If all you see is the star-forming region at some fixed r, then all you'll get is the M distribution of the stars, which in principle could be larger or smaller than 0.3m. For example, if you are seeing the Saltpeter "initial mass function", then the cumulative distribution goes sort of like 10^0.2m. I got that by saying the cumulative distribution with mass goes like mass to the -1.3, and the luminosity goes like mass to the 3 or so, so the cumulative distribution with luminosity goes like luminosity to the -0.5, and that converts into going like 10^0.2m. Maybe if you throw in some field stars that are going like 10^0.6m, it pushes it up to 10^0.3m, I don't know. But a clear prediction here is, if you find a more uniformly populated field of view, that exponent should push higher.

ETA: the conceptual point here is that according to your analysis and mine, going to a telescope with a better magnitude limit is more helpful for seeing more stars in a spatial distribution that extends from the Sun to a long way away, than it is for seeing more stars in a single distant cluster.

 

[omoplata]

I took the point sources from 1 degree radius view cones 2MASS star catalog in 6 different directions. If my original direction was +x, I also took -x, +y, -y, +z and -z directions. I still get a curve that goes like [tex]10^{0.3}[\tex] instead of one that goes like [tex]10^{0.6}[\tex].

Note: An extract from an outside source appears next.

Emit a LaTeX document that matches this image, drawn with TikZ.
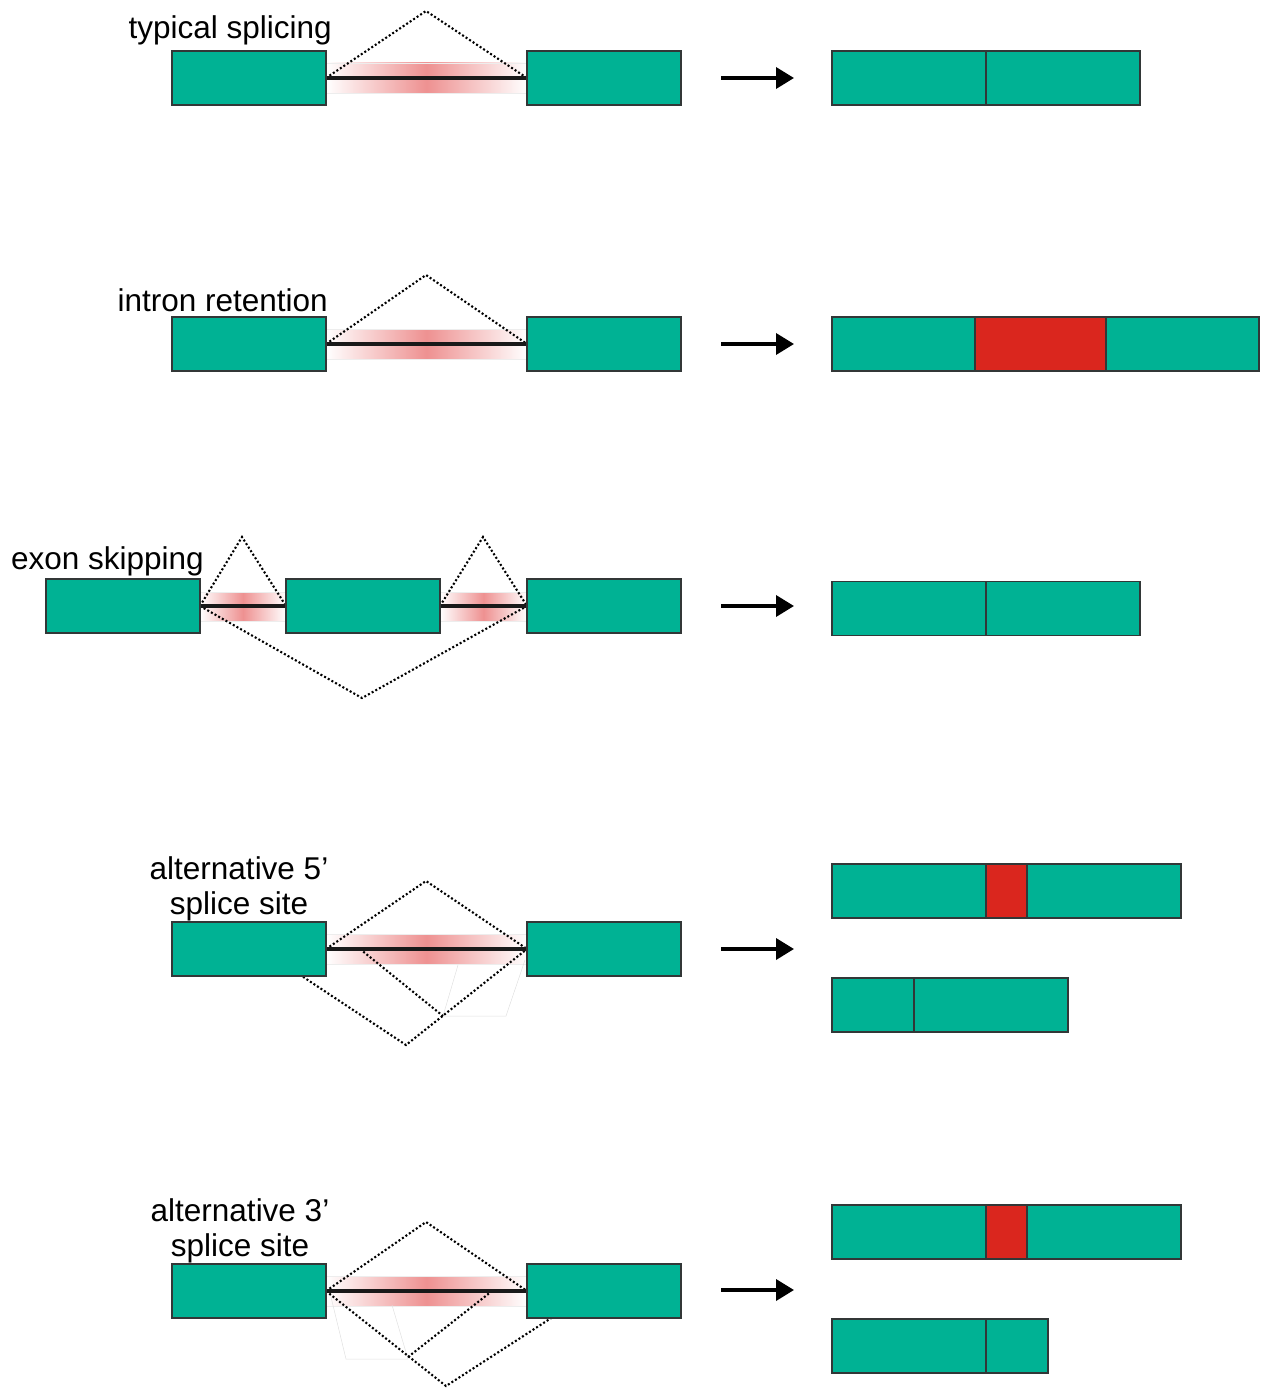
\documentclass[tikz,border=0pt]{standalone}
\usepackage{fontspec}
\setmainfont{Liberation Sans}
\usetikzlibrary{arrows.meta}
\pgfdeclarelayer{background}
\pgfsetlayers{background,main}
\definecolor{exteal}{RGB}{0,178,148}
\definecolor{exred}{RGB}{218,38,30}
\definecolor{pinkc}{RGB}{238,145,145}
\definecolor{edgec}{RGB}{50,55,55}
\tikzset{
  exon/.style={draw=edgec, line width=1.2pt, fill=exteal, minimum height=54pt, inner sep=0pt, outer sep=0pt, minimum width=#1},
  exon/.default=154pt,
  redseg/.style={draw=edgec, line width=1.2pt, fill=exred, minimum height=54pt, inner sep=0pt, outer sep=0pt, minimum width=#1},
  intron/.style={line width=4pt, draw=black!90},
  splice/.style={line width=2.1pt, dash pattern=on 2pt off 2.2pt, draw=black},
  band/.style={left color=white, right color=white, middle color=pinkc, draw=black!7, line width=0.6pt},
  ghost/.style={draw=black!12, line width=0.5pt},
  arr/.style={line width=3.6pt, -{Triangle[length=18pt,width=21pt]}},
  lbl/.style={font=\fontsize{31.5pt}{36pt}\selectfont, inner sep=0pt},
}
\begin{document}
\begin{tikzpicture}[x=1pt,y=-1pt]
\useasboundingbox (0,0) rectangle (1262,1388);

% ---------- Row 1: typical splicing ----------
\node[lbl, anchor=base east] (l1) at (332,39) {typical splicing};
\node[exon] (e11) at (249,78) {};
\node[exon] (e12) at (604,78) {};
\coordinate (p1) at (426,11);
\node[exon] (o11) at (909,78) {};
\node[exon] (o12) at (1063,78) {};
\coordinate (a1s) at (721,78);
\coordinate (a1e) at (794,78);
\draw[arr] (a1s) -- (a1e);
\begin{pgfonlayer}{background}
  \shade[band] (326,63) rectangle (527,93);
  \draw[splice] (e11.east) -- (p1) -- (e12.west);
  \draw[intron] (e11.east) -- (e12.west);
\end{pgfonlayer}

% ---------- Row 2: intron retention ----------
\node[lbl, anchor=base east] (l2) at (328,311) {intron retention};
\node[exon] (e21) at (249,344) {};
\node[exon] (e22) at (604,344) {};
\coordinate (p2) at (426,275);
\node[exon=143pt] (o21) at (903.5,344) {};
\node[redseg=131pt] (o22) at (1040.5,344) {};
\node[exon=153pt] (o23) at (1182.5,344) {};
\coordinate (a2s) at (721,344);
\coordinate (a2e) at (794,344);
\draw[arr] (a2s) -- (a2e);
\begin{pgfonlayer}{background}
  \shade[band] (326,329) rectangle (527,359);
  \draw[splice] (e21.east) -- (p2) -- (e22.west);
  \draw[intron] (e21.east) -- (e22.west);
\end{pgfonlayer}

% ---------- Row 3: exon skipping ----------
\node[lbl, anchor=base east] (l3) at (204,569) {exon skipping};
\node[exon] (e31) at (123,606) {};
\node[exon] (e32) at (363,606) {};
\node[exon] (e33) at (604,606) {};
\coordinate (p31) at (242,537);
\coordinate (p32) at (483,537);
\coordinate (p33) at (362,698);
\node[exon] (o31) at (909,608.5) {};
\node[exon] (o32) at (1063,608.5) {};
\coordinate (a3s) at (721,606);
\coordinate (a3e) at (794,606);
\draw[arr] (a3s) -- (a3e);
\begin{pgfonlayer}{background}
  \shade[band] (200,592) rectangle (286,621);
  \shade[band] (440,592) rectangle (527,621);
  \draw[splice] (e31.east) -- (p31) -- (e32.west);
  \draw[splice] (e32.east) -- (p32) -- (e33.west);
  \draw[splice] (e31.east) -- (p33) -- (e33.west);
  \draw[intron] (e31.east) -- (e32.west);
  \draw[intron] (e32.east) -- (e33.west);
\end{pgfonlayer}

% ---------- Row 4: alternative 5' splice site ----------
\node[lbl, anchor=base] (l4a) at (239,879) {alternative 5’};
\node[lbl, anchor=base] (l4b) at (239,914) {splice site};
\node[exon] (e41) at (249,949) {};
\node[exon] (e42) at (604,949) {};
\coordinate (p41) at (426,881);
\coordinate (q41) at (261,949);
\coordinate (p42) at (406,1045);
\coordinate (q42) at (360,949);
\coordinate (p43) at (443,1016);
\node[exon] (o41) at (909,891) {};
\node[redseg=41pt] (o42) at (1006.5,891) {};
\node[exon] (o43) at (1104,891) {};
\node[exon=82pt] (o44) at (873,1005) {};
\node[exon] (o45) at (991,1005) {};
\coordinate (a4s) at (721,949);
\coordinate (a4e) at (794,949);
\draw[arr] (a4s) -- (a4e);
\begin{pgfonlayer}{background}
  \shade[band] (326,934) rectangle (527,964);
  \draw[ghost] (458,965) -- (443,1016) -- (506,1016) -- (525,960);
  \draw[splice] (e41.east) -- (p41) -- (e42.west);
  \draw[splice] (q41) -- (p42) -- (e42.west);
  \draw[splice] (q42) -- (p43);
  \draw[intron] (e41.east) -- (e42.west);
\end{pgfonlayer}

% ---------- Row 5: alternative 3' splice site ----------
\node[lbl, anchor=base] (l5a) at (240,1221) {alternative 3’};
\node[lbl, anchor=base] (l5b) at (240,1256) {splice site};
\node[exon] (e51) at (249,1291) {};
\node[exon] (e52) at (604,1291) {};
\coordinate (p51) at (426,1222);
\coordinate (p52) at (446,1386);
\coordinate (q52) at (593,1291);
\coordinate (q53) at (408,1357);
\coordinate (p53) at (492,1291);
\node[exon] (o51) at (909,1232) {};
\node[redseg=41pt] (o52) at (1006.5,1232) {};
\node[exon] (o53) at (1104,1232) {};
\node[exon] (o54) at (909,1346) {};
\node[exon=62pt] (o55) at (1017,1346) {};
\coordinate (a5s) at (721,1290);
\coordinate (a5e) at (794,1290);
\draw[arr] (a5s) -- (a5e);
\begin{pgfonlayer}{background}
  \shade[band] (326,1276) rectangle (527,1306);
  \draw[ghost] (331,1297) -- (346,1359) -- (408,1359) -- (392,1305);
  \draw[splice] (e51.east) -- (p51) -- (e52.west);
  \draw[splice] (e51.east) -- (p52) -- (q52);
  \draw[splice] (q53) -- (p53);
  \draw[intron] (e51.east) -- (e52.west);
\end{pgfonlayer}
\end{tikzpicture}
\end{document}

It's probably not relativistic effects, right?

Is it because I'm using the J band magnitudes instead of the bolometric magnitudes? I'll try some other catalogs and see what happens, like DSS for optical.

I'll also try looking in the "Milky way" swath.

 

[Ken G]

Hmm, that does surprise me. I would have expected a young star cluster to have a very different magnitude dependence than a line-of-sight that is volume-limited for any given absolute magnitude.